Nous avons prévu que la délivrance et le renouvellement de l'autorisation provisoire de séjour seront automatiques pour les victimes de la traite ou du proxénétisme dès lors que les critères d'engagement dans le projet d'insertion seront remplis ; le préfet aura donc désormais une compétence liée. Cette autorisation sera d'un an, et non de six mois comme le prévoyait l'Assemblée nationale.
Un seul article du texte concerne l'accompagnement sanitaire des personnes prostituées. A notre sens, la politique de réduction des risques ne doit pas relever de la seule responsabilité de l'État, sans quoi nous limiterons la capacité d'initiative des autres acteurs, dont les collectivités territoriales. De façon symbolique, nous avons déplacé cet article d'un titre du code de la santé publique consacré à la lutte contre les infections sexuellement transmissibles vers le livre Ier de celui-ci qui concerne la protection des personnes en matière de santé. De fait, les problèmes de santé auxquels des personnes prostituées ne peuvent se réduire aux seules infections sexuellement transmissibles.

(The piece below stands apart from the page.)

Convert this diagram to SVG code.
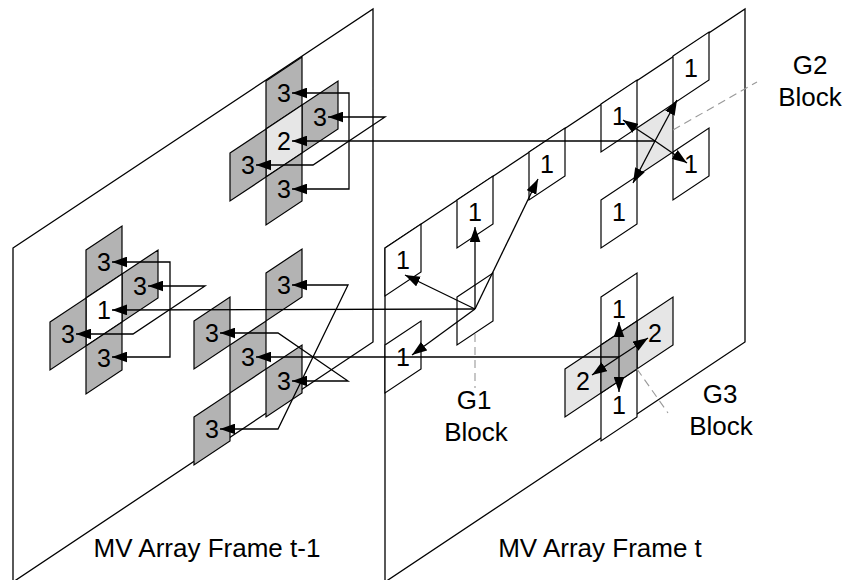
<svg xmlns="http://www.w3.org/2000/svg" xmlns:xlink="http://www.w3.org/1999/xlink" width="847" height="580" viewBox="0 0 847 580">
<style>
.frame{fill:#fff;stroke:#000;stroke-width:1.3}
.cell{stroke:#000;stroke-width:1.2}
.dark{fill:#b3b3b3}
.light{fill:#e6e6e6}
.white{fill:#fff}
.num{font-family:"Liberation Sans",Arial,sans-serif;font-size:25px;text-anchor:middle;fill:#000}
.lbl{font-family:"Liberation Sans",Arial,sans-serif;font-size:26px;text-anchor:middle;fill:#000}
.conn{fill:none;stroke:#000;stroke-width:1.3;marker-end:url(#ah)}
.both{marker-start:url(#ah)}
.dash{fill:none;stroke:#999;stroke-width:1.1;stroke-dasharray:8 5}
</style>
<defs>
<path id="cell" d="M0,0 L36,-24 L36,24 L0,48 Z"/>
<marker id="ah" viewBox="0 0 14 10" refX="14" refY="5" markerWidth="15" markerHeight="11" markerUnits="userSpaceOnUse" orient="auto-start-reverse">
<path d="M0,0 L14,5 L0,10 Z" fill="#000"/>
</marker>
</defs>

<g id="frame-t-1">
<polygon class="frame" points="13,248 373,9 373,342 13,582"/>
<text class="lbl" x="207" y="557">MV Array Frame t-1</text>
</g>
<g id="frame-t">
<polygon class="frame" points="385,248 745,9 745,342 385,582"/>
<text class="lbl" x="600" y="557">MV Array Frame t</text>
</g>

<!-- Top-left cluster in frame t-1 -->
<g id="tl-top"><use href="#cell" class="cell dark" x="266" y="81"/><text class="num" x="284" y="102">3</text></g>
<g id="tl-right"><use href="#cell" class="cell dark" x="302" y="105"/><text class="num" x="320" y="126">3</text></g>
<g id="tl-center"><use href="#cell" class="cell light" x="266" y="129"/><text class="num" x="284" y="150">2</text></g>
<g id="tl-left"><use href="#cell" class="cell dark" x="230" y="153"/><text class="num" x="248" y="174">3</text></g>
<g id="tl-bottom"><use href="#cell" class="cell dark" x="266" y="177"/><text class="num" x="284" y="198">3</text></g>

<!-- Left cluster in frame t-1 -->
<g id="l-top"><use href="#cell" class="cell dark" x="86" y="250"/><text class="num" x="104" y="271">3</text></g>
<g id="l-right"><use href="#cell" class="cell dark" x="122" y="274"/><text class="num" x="140" y="295">3</text></g>
<g id="l-center"><use href="#cell" class="cell white" x="86" y="298"/><text class="num" x="104" y="319">1</text></g>
<g id="l-left"><use href="#cell" class="cell dark" x="50" y="322"/><text class="num" x="68" y="343">3</text></g>
<g id="l-bottom"><use href="#cell" class="cell dark" x="86" y="346"/><text class="num" x="104" y="367">3</text></g>

<!-- Middle cluster in frame t-1 -->
<g id="m-a"><use href="#cell" class="cell dark" x="266" y="273"/><text class="num" x="284" y="294">3</text></g>
<g id="m-b"><use href="#cell" class="cell dark" x="194" y="321"/><text class="num" x="212" y="342">3</text></g>
<g id="m-c"><use href="#cell" class="cell dark" x="230" y="345"/><text class="num" x="248" y="366">3</text></g>
<g id="m-d"><use href="#cell" class="cell dark" x="266" y="369"/><text class="num" x="284" y="390">3</text></g>
<g id="m-e"><use href="#cell" class="cell dark" x="194" y="417"/><text class="num" x="212" y="438">3</text></g>

<!-- Frame t cells -->
<g id="t-a"><use href="#cell" class="cell white" x="385" y="248"/><text class="num" x="403" y="269">1</text></g>
<g id="t-b"><use href="#cell" class="cell white" x="457" y="200"/><text class="num" x="475" y="221">1</text></g>
<g id="t-c"><use href="#cell" class="cell white" x="529" y="152"/><text class="num" x="547" y="173">1</text></g>
<g id="t-f"><use href="#cell" class="cell white" x="385" y="345"/><text class="num" x="403" y="366">1</text></g>
<g id="g1-block"><use href="#cell" class="cell white" x="457" y="297"/></g>

<g id="t-d"><use href="#cell" class="cell white" x="601" y="104"/><text class="num" x="619" y="125">1</text></g>
<g id="t-ur"><use href="#cell" class="cell white" x="673" y="56"/><text class="num" x="691" y="77">1</text></g>
<g id="t-lr"><use href="#cell" class="cell white" x="673" y="152"/><text class="num" x="691" y="173">1</text></g>
<g id="t-ll"><use href="#cell" class="cell white" x="601" y="200"/><text class="num" x="619" y="221">1</text></g>
<g id="g2-block"><use href="#cell" class="cell light" x="637" y="128"/></g>

<g id="g3-top"><use href="#cell" class="cell white" x="601" y="297"/><text class="num" x="619" y="318">1</text></g>
<g id="g3-bottom"><use href="#cell" class="cell white" x="601" y="393"/><text class="num" x="619" y="414">1</text></g>
<g id="g3-left"><use href="#cell" class="cell light" x="565" y="369"/><text class="num" x="583" y="390">2</text></g>
<g id="g3-right"><use href="#cell" class="cell light" x="637" y="321"/><text class="num" x="655" y="342">2</text></g>
<g id="g3-block"><use href="#cell" class="cell dark" x="601" y="345"/></g>

<g id="labels">
<text class="lbl" x="474" y="409">G1</text>
<text class="lbl" x="476" y="441">Block</text>
<text class="lbl" x="810" y="74">G2</text>
<text class="lbl" x="810" y="106">Block</text>
<text class="lbl" x="720" y="403">G3</text>
<text class="lbl" x="721" y="435">Block</text>
</g>

<g id="connectors">
<line class="dash" x1="475" y1="334" x2="475" y2="388"/>
<line class="dash" x1="673" y1="130" x2="757" y2="82"/>
<line class="dash" x1="637" y1="369" x2="668" y2="413"/>

<polyline class="conn both" points="292,93 349,93 349,189 292,189"/>
<polyline class="conn both" points="328,117 385,117 313,165 256,165"/>
<polyline class="conn" points="655,141 292,141"/>

<polyline class="conn both" points="112,262 170,262 170,357 112,357"/>
<polyline class="conn both" points="148,286 205,286 133,334 76,334"/>
<polyline class="conn" points="475,309 112,310"/>

<polyline class="conn both" points="292,285 348,285 278,429 220,429"/>
<polyline class="conn both" points="220,333 278,333 348,381 292,381"/>
<polyline class="conn" points="619,357 256,357"/>

<line class="conn" x1="475" y1="309" x2="405" y2="275"/>
<line class="conn" x1="475" y1="309" x2="475" y2="227"/>
<line class="conn" x1="475" y1="309" x2="538" y2="179"/>
<line class="conn" x1="475" y1="309" x2="412" y2="355"/>

<line class="conn" x1="655" y1="141" x2="623" y2="120"/>
<line class="conn" x1="655" y1="141" x2="677" y2="100"/>
<line class="conn" x1="655" y1="141" x2="687" y2="163"/>
<line class="conn" x1="655" y1="141" x2="633" y2="183"/>

<line class="conn" x1="619" y1="357" x2="619" y2="322"/>
<line class="conn" x1="619" y1="357" x2="619" y2="392"/>
<line class="conn" x1="619" y1="357" x2="648" y2="338"/>
<line class="conn" x1="619" y1="357" x2="592" y2="375"/>
</g>
</svg>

En deuxième lieu, pour améliorer la prévention, nous avons créé un nouvel article dans le code de l'éducation qui prévoit une information sur les réalités de la prostitution par groupe d'âges homogènes dans les collèges et lycées - intervenir dès l'école primaire nous a paru prématuré. Cette information sera l'occasion d'aborder les représentations sociales du corps humain. Nous avons également complété les dispositions du code de l'éducation relatives à l'éducation sexuelle en prévoyant qu'elle doit présenter « une vision égalitaire des relations entre les femmes et les hommes » et « contribuer à l'apprentissage du respect dû au corps humain ».
En troisième lieu, la commission spéciale a renforcé le volet du texte consacré à la lutte contre la traite, par deux mesures. D'abord, elle a introduit un article additionnel qui traduit en droit l'une des mesures du plan national de lutte contre la traite adopté le 14 mai 2014 : donner compétence aux inspecteurs du travail pour constater les infractions de traite des êtres humains. Ensuite, elle a élargi la formation des travailleurs sociaux à l'identification des situations de prostitution, de proxénétisme et de traite des êtres humains.

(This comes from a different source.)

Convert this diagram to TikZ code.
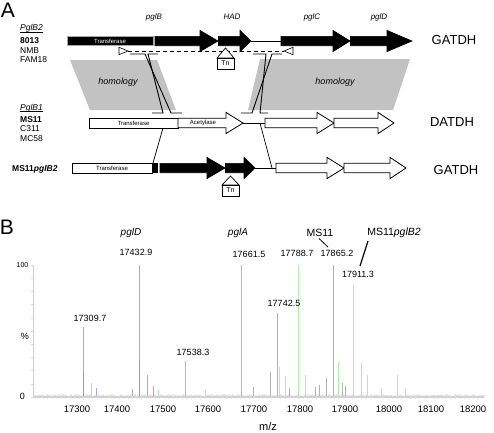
\documentclass[tikz,border=0pt]{standalone}
\usepackage{fontspec}
\setmainfont{Liberation Sans}
\definecolor{homgray}{gray}{0.76}
\definecolor{pkblue}{rgb}{0.66,0.66,0.90}
\definecolor{pkpink}{rgb}{0.94,0.64,0.64}
\definecolor{pkgreen}{rgb}{0.68,0.93,0.68}
\definecolor{pkgray}{gray}{0.70}
\newcommand\genearrow[5]{%
  \draw[#1] (#2,#5-4.7) -- (#3,#5-4.7) -- (#3,#5-10.6) -- (#4,#5) -- (#3,#5+10.6) -- (#3,#5+4.7) -- (#2,#5+4.7) -- cycle;}
\newcommand\specpeak[3]{\draw[#1] (#2,396) -- (#2,#3);}
\begin{document}
\begin{tikzpicture}[x=1pt,y=-1pt,line join=miter,
  genelbl/.style={font=\fontsize{8}{9}\selectfont\itshape, inner sep=0},
  strain/.style={font=\fontsize{8.5}{10}\selectfont, anchor=base west, inner sep=0},
  boxtxt/.style={font=\fontsize{6}{7}\selectfont, inner sep=0},
  bigtxt/.style={font=\fontsize{13}{15}\selectfont, inner sep=0},
  numtxt/.style={font=\fontsize{9}{10}\selectfont, inner sep=0},
  ticktxt/.style={font=\fontsize{9.5}{10}\selectfont, inner sep=0},
  paneltxt/.style={font=\fontsize{21}{23}\selectfont, inner sep=0},
  blackgene/.style={fill=black, draw=black, line width=0.6pt},
  whitegene/.style={fill=white, draw=black, line width=0.8pt},
  thinline/.style={draw=black, line width=0.7pt},
  crossline/.style={draw=black, line width=0.9pt},
  homol/.style={fill=homgray, draw=none}]
\useasboundingbox (0,0) rectangle (494,432);

% ---------------- Panel A ----------------
\node[paneltxt] (labA) at (8,10) {A};

% gene names
\node[genelbl] (gB) at (154,17) {pglB};
\node[genelbl] (gHAD) at (232,17) {HAD};
\node[genelbl] (gC) at (312,17) {pglC};
\node[genelbl] (gD) at (379,17) {pglD};

% strain labels
\node[strain] (s1) at (20,30.5) {\textit{PglB2}};
\draw[black, line width=0.5pt] (s1.base west) ++(0,1.6) -- ++(22.5,0);
\node[strain] (s2) at (20,43.5) {\bfseries 8013};
\node[strain] (s3) at (20,53) {NMB};
\node[strain] (s4) at (20,62.5) {FAM18};
\node[strain] (s5) at (20,110) {\textit{PglB1}};
\draw[black, line width=0.5pt] (s5.base west) ++(0,1.6) -- ++(22.5,0);
\node[strain] (s6) at (20,122) {\bfseries MS11};
\node[strain] (s7) at (20,131.5) {C311};
\node[strain] (s8) at (20,141.5) {MC58};
\node[strain] (s9) at (12,171.5) {\bfseries MS11\textit{pglB2}};

% homology regions
\fill[homol] (70,60) -- (157,60) -- (176,110) -- (90,110) -- cycle;
\fill[homol] (260,59) -- (410,59) -- (393,110) -- (248,110) -- cycle;
\node[font=\fontsize{9}{10}\selectfont\itshape, inner sep=0] (h1) at (118,82) {homology};
\node[font=\fontsize{9}{10}\selectfont\itshape, inner sep=0] (h2) at (335,82) {homology};

% Row 1 (GATDH)
\draw[fill=black, draw=gray!70, line width=0.8pt] (67,36.5) rectangle (153,45.5);
\node[boxtxt, text=white] (t1) at (110,41) {Transferase};
\genearrow{blackgene}{155}{200}{218}{41}
\genearrow{blackgene}{218.5}{240}{251}{41}
\coordinate (r1a) at (251,41);
\coordinate (r1b) at (281,41);
\draw[thinline] (r1a) -- (r1b);
\genearrow{blackgene}{281}{333}{350}{41}
\genearrow{blackgene}{350.5}{387}{412}{41}
\node[bigtxt] (g1) at (454,40) {GATDH};

% primers and dashed line
\coordinate (pl) at (128,51);
\coordinate (pr) at (284,51);
\draw[thinline, dash pattern=on 4pt off 3pt] (pl) -- (pr);
\draw[fill=white, draw=black, line width=0.6pt] (119,47.3) -- (128,51) -- (119,54.7) -- cycle;
\draw[fill=white, draw=black, line width=0.6pt] (293,47.3) -- (284,51) -- (293,54.7) -- cycle;

% Tn row 1
\draw[fill=white, draw=black, line width=0.7pt] (225.5,48) -- (234,58) -- (217,58) -- cycle;
\node[draw=black, line width=0.7pt, fill=white, minimum width=17pt, minimum height=11pt, inner sep=0, font=\fontsize{7}{8}\selectfont] (tn1) at (225.5,63.5) {Tn};

% crossovers
\draw[crossline] (130,54) -- (145,54) -- (171,113) -- (182,113);
\draw[crossline] (158,54) -- (148,54) -- (163,113) -- (152,113);
\draw[crossline] (282,54) -- (272,54) -- (252,113) -- (241,113);
\draw[crossline] (253,54) -- (266,54) -- (260,113) -- (268,113);

% Row 2 (DATDH)
\draw[whitegene] (89,118) rectangle (178,128);
\node[boxtxt] (t2) at (133.5,123) {Transferase};
\genearrow{whitegene}{178}{226}{243}{123}
\node[boxtxt] (ac) at (203,123) {Acetylase};
\coordinate (r2a) at (243,123);
\coordinate (r2b) at (265,123);
\draw[thinline] (r2a) -- (r2b);
\genearrow{whitegene}{265}{317}{334}{123}
\genearrow{whitegene}{334}{378}{394}{123}
\node[bigtxt] (g2) at (452,122) {DATDH};

% Row 3 (MS11pglB2)
\draw[whitegene] (72,163) rectangle (152,173);
\node[boxtxt] (t3) at (112,168) {Transferase};
\fill[black] (152,163) rectangle (158,173);
\genearrow{blackgene}{160}{207}{225}{168}
\genearrow{blackgene}{225.5}{244}{255}{168}
\coordinate (r3a) at (255,168);
\coordinate (r3b) at (276,168);
\draw[thinline] (r3a) -- (r3b);
\genearrow{whitegene}{276}{327}{344}{168}
\genearrow{whitegene}{344}{390}{406}{168}
\node[bigtxt] (g3) at (456,170) {GATDH};

% Tn row 3
\draw[fill=white, draw=black, line width=0.7pt] (230.5,176) -- (239,185) -- (222,185) -- cycle;
\node[draw=black, line width=0.7pt, fill=white, minimum width=17pt, minimum height=11pt, inner sep=0, font=\fontsize{7}{8}\selectfont] (tn2) at (230.5,190.5) {Tn};

% connecting lines row2 -> row3
\coordinate (c1a) at (163,128);
\coordinate (c1b) at (153,163);
\coordinate (c2a) at (260,123);
\coordinate (c2b) at (272,168);
\draw[thinline] (c1a) -- (c1b);
\draw[thinline] (c2a) -- (c2b);

% ---------------- Panel B ----------------
\node[paneltxt] (labB) at (7,227) {B};

% axes
\coordinate (ytop) at (33,265);
\coordinate (ybot) at (33,397);
\coordinate (xend) at (485,397);
\draw[gray!35, line width=0.5pt] (ytop) -- (ybot);
\foreach \t in {0,...,10} {\draw[gray!30, line width=0.4pt] (31,265+13.2*\t) -- (33,265+13.2*\t);}
\draw[gray!35, line width=0.5pt] (ybot) -- (xend);
\foreach \t in {0,...,100} {\draw[gray!25, line width=0.3pt] (34+4.48*\t,397) -- (34+4.48*\t,399);}

% noise
\pgfmathsetseed{2718}
\foreach \i in {34,36,...,484} {
  \pgfmathsetmacro\hh{rnd*2}
  \pgfmathsetmacro\cc{int(mod(\i,8)/2)}
  \ifcase\cc\relax
    \draw[pkgray!60, line width=0.35pt] (\i,396) -- (\i+1,396-\hh) -- (\i+2,396);
  \or
    \draw[pkpink!60, line width=0.35pt] (\i,396) -- (\i+1,396-\hh) -- (\i+2,396);
  \or
    \draw[pkgreen!70, line width=0.35pt] (\i,396) -- (\i+1,396-\hh) -- (\i+2,396);
  \else
    \draw[pkblue!60, line width=0.35pt] (\i,396) -- (\i+1,396-\hh) -- (\i+2,396);
  \fi
}
\draw[pkgray!60, line width=0.4pt] (34,396) -- (484,396);

% secondary peaks
\specpeak{pkgreen, line width=0.5pt}{91}{383}
\specpeak{pkblue, line width=0.5pt}{96}{388}
\specpeak{pkgray, line width=0.5pt}{132}{389}
\specpeak{pkblue, line width=0.6pt}{147}{375}
\specpeak{pkblue, line width=0.5pt}{153}{386}
\specpeak{pkgreen, line width=0.5pt}{158}{390}
\specpeak{pkgreen, line width=0.5pt}{205}{390}
\specpeak{pkgray, line width=0.5pt}{253}{387}
\specpeak{pkgray, line width=0.6pt}{270}{372}
\specpeak{pkgreen, line width=0.6pt}{279}{367}
\specpeak{pkgreen, line width=0.5pt}{285}{377}
\specpeak{pkgray, line width=0.5pt}{289}{388}
\specpeak{pkgreen, line width=0.5pt}{305}{375}
\specpeak{pkgray, line width=0.5pt}{315}{387}
\specpeak{pkgray, line width=0.5pt}{319}{385}
\specpeak{pkgray, line width=0.6pt}{326}{378}
\specpeak{pkgreen, line width=0.6pt}{338}{362}
\specpeak{pkgray, line width=0.5pt}{342}{383}
\specpeak{pkgray, line width=0.5pt}{345}{386}
\specpeak{pkgreen, line width=0.6pt}{361}{363}
\specpeak{pkgreen, line width=0.5pt}{367}{375}
\specpeak{pkgreen, line width=0.5pt}{381}{388}
\specpeak{pkgreen, line width=0.5pt}{397}{375}
\specpeak{pkgreen, line width=0.5pt}{405}{388}

% main peaks
\specpeak{pkblue, line width=0.7pt}{83}{327}
\specpeak{pkgray!130, line width=0.7pt}{83}{372}
\specpeak{pkblue, line width=0.7pt}{139}{265}
\specpeak{pkgray!130, line width=0.7pt}{139}{360}
\specpeak{pkpink, line width=0.7pt}{185}{361}
\specpeak{pkpink, line width=0.7pt}{241}{265}
\specpeak{pkgray, line width=0.7pt}{277}{313}
\specpeak{pkgreen, line width=0.7pt}{298}{265}
\specpeak{pkgray, line width=0.7pt}{333}{265}
\specpeak{pkgreen, line width=0.7pt}{353}{285}

% axis labels
\node[font=\fontsize{7}{8}\selectfont, inner sep=0] (y100) at (22.5,265) {100};
\node[numtxt] (ypc) at (25,336) {\%};
\node[numtxt] (y0) at (22.5,396) {0};
\foreach \v/\xx in {17300/77,17400/117,17500/163,17600/208,17700/254,17800/300,17900/345,18000/389,18100/431,18200/473} {
  \node[ticktxt] (tk\v) at (\xx,409) {\v};
}
\node[font=\fontsize{11}{12}\selectfont, inner sep=0] (mz) at (268,427) {m/z};

% peak labels
\node[numtxt] (p1) at (90,318) {17309.7};
\node[numtxt] (p2) at (136,252) {17432.9};
\node[numtxt] (p3) at (193,352) {17538.3};
\node[numtxt] (p4) at (249,254) {17661.5};
\node[numtxt] (p5) at (284,303) {17742.5};
\node[numtxt] (p6) at (297,253) {17788.7};
\node[numtxt] (p7) at (337,253) {17865.2};
\node[numtxt] (p8) at (358,274) {17911.3};

\node[font=\fontsize{10}{11}\selectfont\itshape, inner sep=0] (lpglD) at (131,233) {pglD};
\node[font=\fontsize{10}{11}\selectfont\itshape, inner sep=0] (lpglA) at (238,233) {pglA};
\node[font=\fontsize{10.5}{11}\selectfont, inner sep=0] (lms11) at (320,233) {MS11};
\node[font=\fontsize{10.5}{11}\selectfont, inner sep=0] (lms11b) at (394,233) {MS11\textit{pglB2}};
\coordinate (m1a) at (319,238.5);
\coordinate (m1b) at (328,247);
\coordinate (m2a) at (368,241);
\coordinate (m2b) at (360,266);
\draw[black, line width=0.8pt] (m1a) -- (m1b);
\draw[black, line width=1.2pt] (m2a) -- (m2b);
\end{tikzpicture}
\end{document}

J'en viens aux dispositions pénales du quatrième volet de cette proposition de loi. Nous avons maintenu la suppression du délit de racolage. Aucun amendement n'avait d'ailleurs été déposé pour le rétablir. En revanche, après de longs débats, nous avons supprimé l'article 16, qui prévoyait la pénalisation du client avec la création d'une contravention de cinquième classe, de même que l'article 17, qui créait une peine complémentaire consistant en un stage de sensibilisation à la lutte contre l'achat d'actes sexuels. Pour ma part, j'étais favorable à l'instauration de cette nouvelle incrimination, grâce à laquelle nous aurions, enfin, responsabilisé les clients. Mais la majorité des membres de la commission spéciale ont craint qu'elle ne dégrade la situation sociale et sanitaire des personnes prostituées.
Enfin, la commission spéciale a renommé le texte « proposition de loi visant à la lutte contre la traite des êtres humains à des fins d'exploitation sexuelle, contre le proxénétisme et pour l'accompagnement des personnes prostituées ». Ce nouvel intitulé est cohérent avec un texte amputé de l'une de ses dispositions essentielles, celle concernant la responsabilisation du client.
Je regrette qu'il en soit ainsi. Néanmoins, compte tenu des améliorations substantielles que nous avons apportées à la proposition de loi sur d'autres sujets, notamment sur l'accompagnement social, j'ai choisi de m'abstenir, plutôt que de voter contre.
Sans doute les esprits n'étaient-ils pas encore suffisamment mûrs au Sénat pour affirmer dans la loi qu'il n'est pas acceptable de disposer du corps de l'autre pour satisfaire ses besoins sexuels contre de l'argent. Tout en respectant la position majoritaire de la commission spéciale, je continuerai de défendre mes convictions personnelles en séance. Le débat reste ouvert.